The executor or administrator may maintain an action of assumpsit for money of the deceased, received by the defendant before his death, in his own name. Brandon v. Pate, 2 H. B. 310; Webb v. Russell, 3 D. & E. 393. Or trover for his goods converted before his decease. Russel’s case, 5 Co. 57; Rutland v. Rutland, Cro. El. 377; Snider v. Croy, 2 Johns. 227; Towle v. Leavitt, 6 Mass. Rep. 395.

And the assignee in bankruptcy may support assumpsit for money of the bankrupt, which came to the defendant’s hands before the bankruptcy. 1 Saund. P. & E. 198; Kitchen v. Campbell, 3 Wilson 307; Vernon v. Hanbury, 2 D. & E. 113; Vernon v. Anson, 2 D. & E. 287. And trover lies for the assignee to recover for goods which the defendant has converted to his own use, whether before or after the bankruptcy, or which remain in specie. Bloxam v. Hubbard, 5 East 407; Cummings v. Roebuck, Holt’s Cases 172; 1 Saund.

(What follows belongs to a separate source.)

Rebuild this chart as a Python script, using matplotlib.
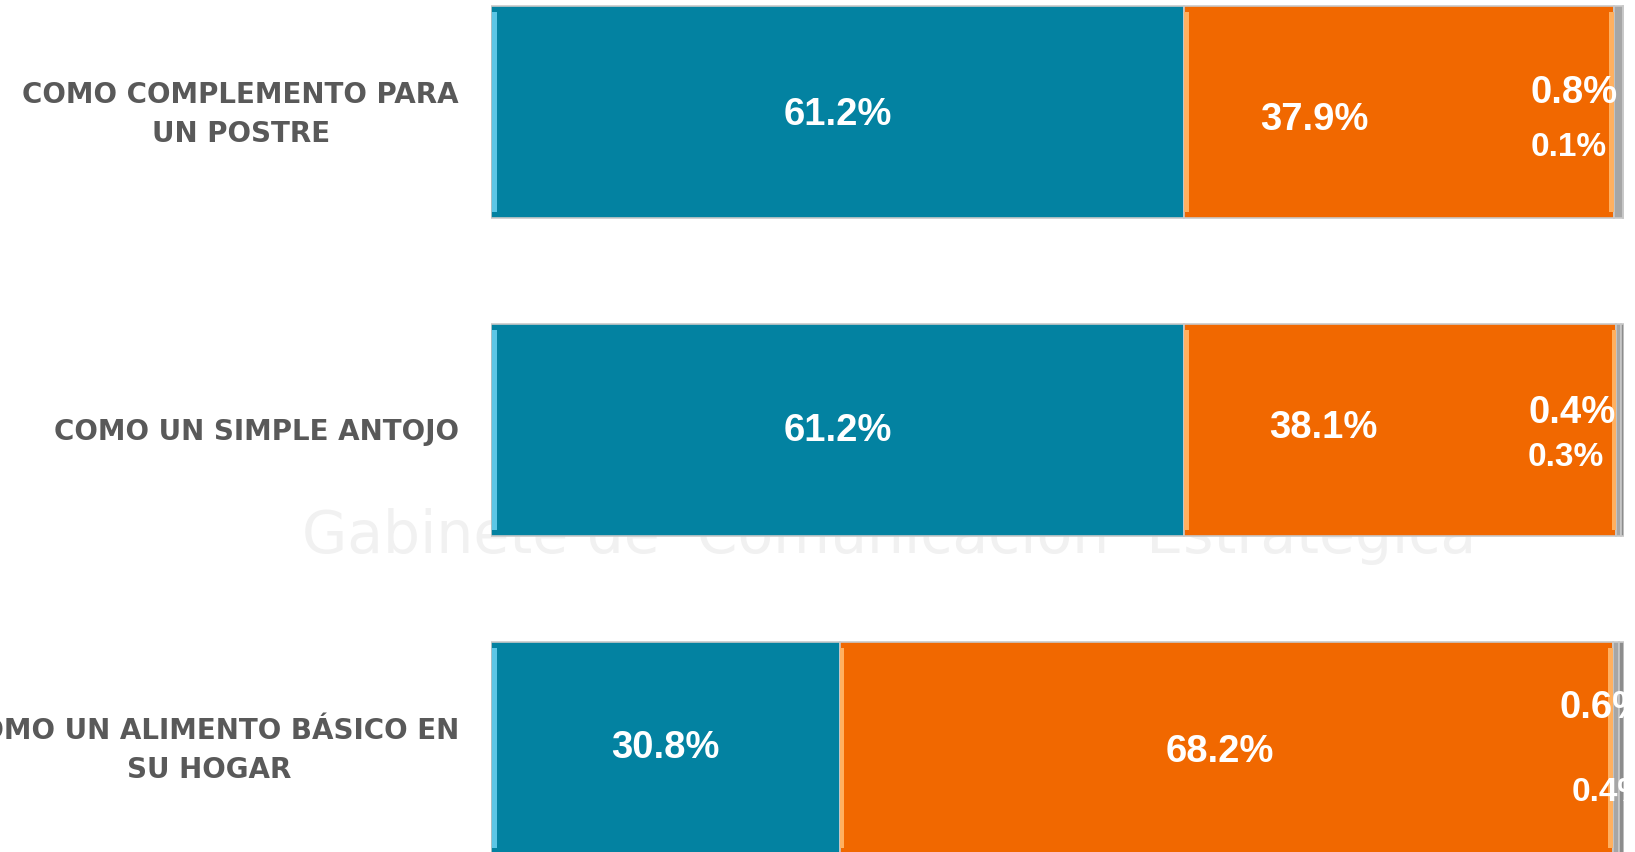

P. & E. 199.

We are unable to discover any reason why the wife to whom alimony has been assigned, consisting in a right of action for property of the husband, converted by a wrongdoer, may not maintain assumpsit or trover in her own name, to recover the amount of the claim so assigned, which would not apply with equal force in the case of a bankrupt’s assignee.

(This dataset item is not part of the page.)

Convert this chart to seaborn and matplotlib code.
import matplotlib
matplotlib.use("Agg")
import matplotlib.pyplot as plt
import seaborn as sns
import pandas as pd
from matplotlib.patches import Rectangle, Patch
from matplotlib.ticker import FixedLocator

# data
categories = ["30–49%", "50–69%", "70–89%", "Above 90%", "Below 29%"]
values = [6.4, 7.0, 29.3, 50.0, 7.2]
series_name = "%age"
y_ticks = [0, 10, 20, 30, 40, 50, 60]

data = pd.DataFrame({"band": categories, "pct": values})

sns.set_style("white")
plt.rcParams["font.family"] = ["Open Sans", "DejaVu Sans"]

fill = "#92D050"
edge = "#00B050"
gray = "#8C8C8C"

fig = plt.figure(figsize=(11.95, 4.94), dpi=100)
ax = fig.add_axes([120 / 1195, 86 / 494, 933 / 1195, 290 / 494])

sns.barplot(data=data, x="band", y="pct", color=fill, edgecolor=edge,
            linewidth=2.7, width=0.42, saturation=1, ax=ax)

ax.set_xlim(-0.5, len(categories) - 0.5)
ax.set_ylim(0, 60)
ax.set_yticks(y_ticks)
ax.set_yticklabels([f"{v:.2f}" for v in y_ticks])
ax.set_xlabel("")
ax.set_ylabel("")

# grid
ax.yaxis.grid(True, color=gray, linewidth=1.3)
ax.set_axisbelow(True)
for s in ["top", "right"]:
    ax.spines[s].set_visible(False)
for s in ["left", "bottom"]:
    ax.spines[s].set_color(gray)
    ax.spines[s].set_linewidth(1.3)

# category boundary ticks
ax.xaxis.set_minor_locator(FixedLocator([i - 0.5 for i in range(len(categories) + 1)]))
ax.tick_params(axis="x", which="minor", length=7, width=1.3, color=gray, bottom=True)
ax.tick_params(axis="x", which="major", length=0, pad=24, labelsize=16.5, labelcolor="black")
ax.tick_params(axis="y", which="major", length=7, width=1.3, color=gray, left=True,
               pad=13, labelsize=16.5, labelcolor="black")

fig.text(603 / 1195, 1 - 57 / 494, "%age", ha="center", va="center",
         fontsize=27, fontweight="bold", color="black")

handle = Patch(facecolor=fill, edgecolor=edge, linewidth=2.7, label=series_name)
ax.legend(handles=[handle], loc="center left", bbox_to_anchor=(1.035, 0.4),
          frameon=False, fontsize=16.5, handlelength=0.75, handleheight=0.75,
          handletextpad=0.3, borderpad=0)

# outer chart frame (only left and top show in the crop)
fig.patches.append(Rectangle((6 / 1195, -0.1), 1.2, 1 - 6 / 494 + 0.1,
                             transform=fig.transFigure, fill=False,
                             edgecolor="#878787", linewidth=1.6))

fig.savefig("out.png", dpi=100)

In the cases of the husband, the executor, administrator or assignee, the plaintiff must allege the indebtedness to the *464wife, the deceased, or the bankrupt, or the conversion of their property, and by a proper description of his representative character, or other suitable allegations, show his right to maintain the action. 2 Ch. Pl. 49, 51, 55, 325, 326, 328.

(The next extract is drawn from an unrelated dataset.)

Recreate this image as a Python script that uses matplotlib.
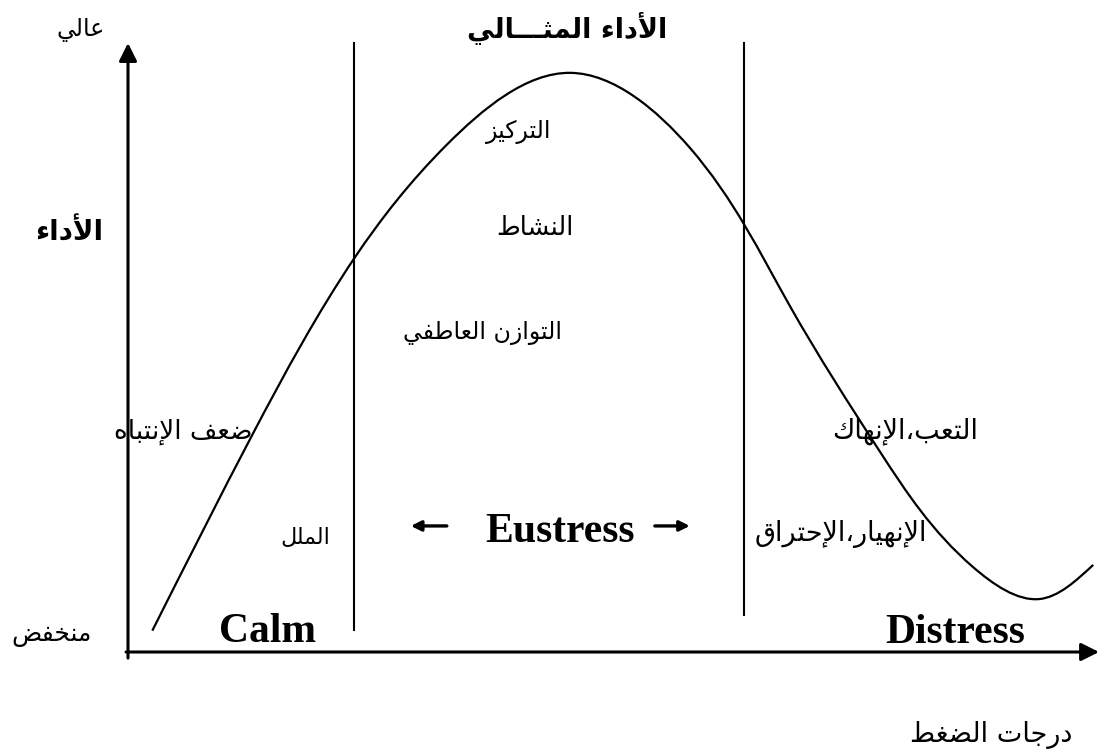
import numpy as np
import matplotlib.pyplot as plt
from matplotlib.path import Path
from matplotlib.patches import PathPatch

# curve: stress level (x) vs performance (y), axes units 0..10
stress = [0.25, 1.29, 2.33, 3.28, 4.55, 5.78, 6.81, 7.74, 8.69, 9.38, 9.93]
performance = [0.35, 3.60, 6.47, 8.33, 9.51, 8.28, 5.68, 3.28, 1.40, 0.87, 1.43]

# zone borders (x, top, bottom)
borders = [(2.33, 10.0, 0.36), (6.34, 10.0, 0.61)]

# arabic labels: text, x, y, size, bold
ar_labels = [
    ("عالي", -0.49, 10.21, 17, False),
    ("الأداء المثـــالي", 4.52, 10.26, 19.5, True),
    ("التركيز", 4.02, 8.54, 17, False),
    ("الأداء", -0.60, 6.88, 20, True),
    ("النشاط", 4.19, 6.96, 18.5, False),
    ("التوازن العاطفي", 3.65, 5.24, 17, False),
    ("ضعف الإنتباه", 0.57, 3.61, 19, False),
    ("التعب،الإنهاك", 7.99, 3.63, 19.5, False),
    ("الملل", 1.82, 1.87, 16, False),
    ("الإنهيار،الإحتراق", 7.33, 1.94, 19.5, False),
    ("منخفض", -0.79, 0.28, 18, False),
    ("درجات الضغط", 8.88, -1.36, 19.5, False),
]
# latin zone names: text, x, baseline y
zones = [("Calm", 1.44, 0.16), ("Eustress", 4.44, 1.81), ("Distress", 8.51, 0.15)]

# minimal arabic shaping (matplotlib has no bidi / joining)
DUAL = {'ب': 0xFE8F, 'ت': 0xFE95, 'ث': 0xFE99, 'ج': 0xFE9D, 'ح': 0xFEA1, 'خ': 0xFEA5,
        'س': 0xFEB1, 'ش': 0xFEB5, 'ص': 0xFEB9, 'ض': 0xFEBD, 'ط': 0xFEC1, 'ظ': 0xFEC5,
        'ع': 0xFEC9, 'غ': 0xFECD, 'ف': 0xFED1, 'ق': 0xFED5, 'ك': 0xFED9, 'ل': 0xFEDD,
        'م': 0xFEE1, 'ن': 0xFEE5, 'ه': 0xFEE9, 'ي': 0xFEF1, 'ئ': 0xFE89}
RIGHT = {'آ': 0xFE81, 'أ': 0xFE83, 'ؤ': 0xFE85, 'إ': 0xFE87, 'ا': 0xFE8D, 'ة': 0xFE93,
         'د': 0xFEA9, 'ذ': 0xFEAB, 'ر': 0xFEAD, 'ز': 0xFEAF, 'و': 0xFEED, 'ى': 0xFEEF}
LAM_ALEF = {'آ': 0xFEF5, 'أ': 0xFEF7, 'إ': 0xFEF9, 'ا': 0xFEFB}
TATWEEL = 'ـ'


def shape(s):
    units = []
    i = 0
    while i < len(s):
        if s[i] == 'ل' and i + 1 < len(s) and s[i + 1] in LAM_ALEF:
            units.append(('LA', s[i + 1]))
            i += 2
        else:
            units.append(('C', s[i]))
            i += 1

    def joins_next(u):
        return u[0] == 'C' and (u[1] in DUAL or u[1] == TATWEEL)

    def joins_prev(u):
        return u[0] == 'LA' or u[1] in DUAL or u[1] in RIGHT or u[1] == TATWEEL

    out = []
    for j, u in enumerate(units):
        prev = j > 0 and joins_next(units[j - 1]) and joins_prev(u)
        nxt = j + 1 < len(units) and joins_next(u) and joins_prev(units[j + 1])
        kind, c = u
        if kind == 'LA':
            out.append(chr(LAM_ALEF[c] + prev))
        elif c in DUAL:
            off = 3 if (prev and nxt) else 1 if prev else 2 if nxt else 0
            out.append(chr(DUAL[c] + off))
        elif c in RIGHT:
            out.append(chr(RIGHT[c] + prev))
        else:
            out.append(c)
    return ''.join(reversed(out))


fig = plt.figure(figsize=(11, 7.56), dpi=100)
ax = fig.add_axes([128 / 1100, 104 / 756, 972 / 1100, 609 / 756])
ax.set_xlim(0, 10)
ax.set_ylim(0, 10)
ax.axis('off')

# axes with arrow heads
arrow = dict(arrowstyle='-|>', color='black', lw=2.2, mutation_scale=27,
             shrinkA=0, shrinkB=0)
ax.annotate('', xy=(0, 10), xytext=(0, -0.1), arrowprops=arrow, annotation_clip=False)
ax.annotate('', xy=(9.99, 0), xytext=(-0.02, 0), arrowprops=arrow, annotation_clip=False)

# vertical zone borders
for bx, top, bot in borders:
    ax.plot([bx, bx], [bot, top], color='black', lw=1.5, clip_on=False)

# smooth curve through the read points: natural spline over chord length,
# handed to matplotlib as cubic Bezier segments
P = np.column_stack([stress, performance])
D = ax.transData.transform(P)
h = np.hypot(*np.diff(D, axis=0).T)
n = len(P)
A = np.zeros((n, n))
rhs = np.zeros((n, 2))
A[0, 0] = A[-1, -1] = 1
for i in range(1, n - 1):
    A[i, i - 1], A[i, i], A[i, i + 1] = h[i - 1], 2 * (h[i - 1] + h[i]), h[i]
    rhs[i] = 6 * ((P[i + 1] - P[i]) / h[i] - (P[i] - P[i - 1]) / h[i - 1])
M = np.linalg.solve(A, rhs)
verts = [P[0]]
codes = [Path.MOVETO]
for k in range(n - 1):
    slope = (P[k + 1] - P[k]) / h[k]
    d0 = slope - h[k] * (2 * M[k] + M[k + 1]) / 6
    d1 = slope + h[k] * (M[k] + 2 * M[k + 1]) / 6
    verts += [P[k] + d0 * h[k] / 3, P[k + 1] - d1 * h[k] / 3, P[k + 1]]
    codes += [Path.CURVE4] * 3
ax.add_patch(PathPatch(Path(verts, codes), facecolor='none', edgecolor='black',
                       lw=1.6, clip_on=False))

# arrows beside Eustress
small = dict(arrowstyle='-|>', color='black', lw=2.4, mutation_scale=15,
             shrinkA=0, shrinkB=0)
ax.annotate('', xy=(2.91, 2.07), xytext=(3.28, 2.07), arrowprops=small, annotation_clip=False)
ax.annotate('', xy=(5.78, 2.07), xytext=(5.42, 2.07), arrowprops=small, annotation_clip=False)

for txt, x, y, size, bold in ar_labels:
    ax.text(x, y, shape(txt), ha='center', va='center', fontsize=size,
            family='DejaVu Sans', fontweight='bold' if bold else 'normal', clip_on=False)

for txt, x, y in zones:
    ax.text(x, y, txt, ha='center', va='baseline', fontsize=30,
            family='Liberation Serif', fontweight='bold', clip_on=False)

fig.savefig('out.png', dpi=100)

And in consistency with the general principles of law, it would be necessary that a wife who should declare in such a case, where the right of action was complete before the assignment of alimony, should allege her character as late wife of her husband, the indebtedness to the husband, or the conversion of the property, pending the marriage, the divorce, and the assignment to her of the husband’s right to the property.

In the present case, nothing appears as to the form of the declaration in this respect. Though from the manner in which the case is stated, it would seem probable that the declaration is in the usual general form of a declaration for money had and received, adapted to the ease of a debt due to the plaintiff. In a case of doubt like the present, it would seem proper to allege the cause of action in both modes. If that is not done, there would seem no valid objection to an amendment which would obviate any objection for that cause.

A further question arises in this ease, in relation to the necessity of a demand by the plaintiff, and the sufficiency of the proof stated in the case to show a demand. In general, no right of action accrues in any case against a depositary, unless there has been some wrongful conversion, or loss by the gross negligence of the bailee, until after a demand made upon him, and a refusal by him to re-deliver the deposit. A demand and refusal is ordinarily evidence of a conversion, unless the circumstances constitute a just excuse or justification of the refusal. Story Bail. § 107. The breach of contract consists in a refusal to return the property, either express or implied. If he still holds the property in a state to be delivered, he cannot be put in the wrong, till a demand is made upon him.

*465In the present case, if the deposit should be found to be of specific money to be returned in specie, the depositor would have a complete right of action, whenever the depositary should have disabled himself to complete his contract, by a conversion of it to his own use. If the deposit was general, and to be returned only in money of equal value, the property in the money deposited passed at once to the depositary ; he had the right to use it for his own purposes, and there could be no wrongful conversion by any such use. But whether the deposit was general or special, if the depositary, upon a demand, or without, should refuse to return the deposit, the contract would be broken, and no further demand could be required. If, then, before the assignment the defendant’s contract had been broken in either of these ways, it cannot be necessary for this plaintiff to show any further demand or refusal. But, on the contrary, if the defendant’s contract was unbroken at the time of the assignment, the plaintiff must show a subsequent breach, either by a conversion of the property, or by a demand and refusal.

If a demand and refusal should be necessary, the commencement of the former suit hardly seems to us a suitable or sufficient demand. A demand is not the only or the essential thing to be proved. The refusal to perform his duty, as a depositary, is the foundation of the action. A suit is a claim for damages, on the ground that a party has already broken his contract, and not a request to perform. It gives no opportunity for performing it, but, on the contrary, assumes that the day of the performance is passed. It furnishes no evidence beyond the assertion of the party, that the defendant has failed or refused to execute his contract.

The court, then, being of opinion that the plaintiff may maintain this action upon a proper declaration and proof of a demand and refusal of the money, the case must consequently stand for trial, according to the agreement of the parties.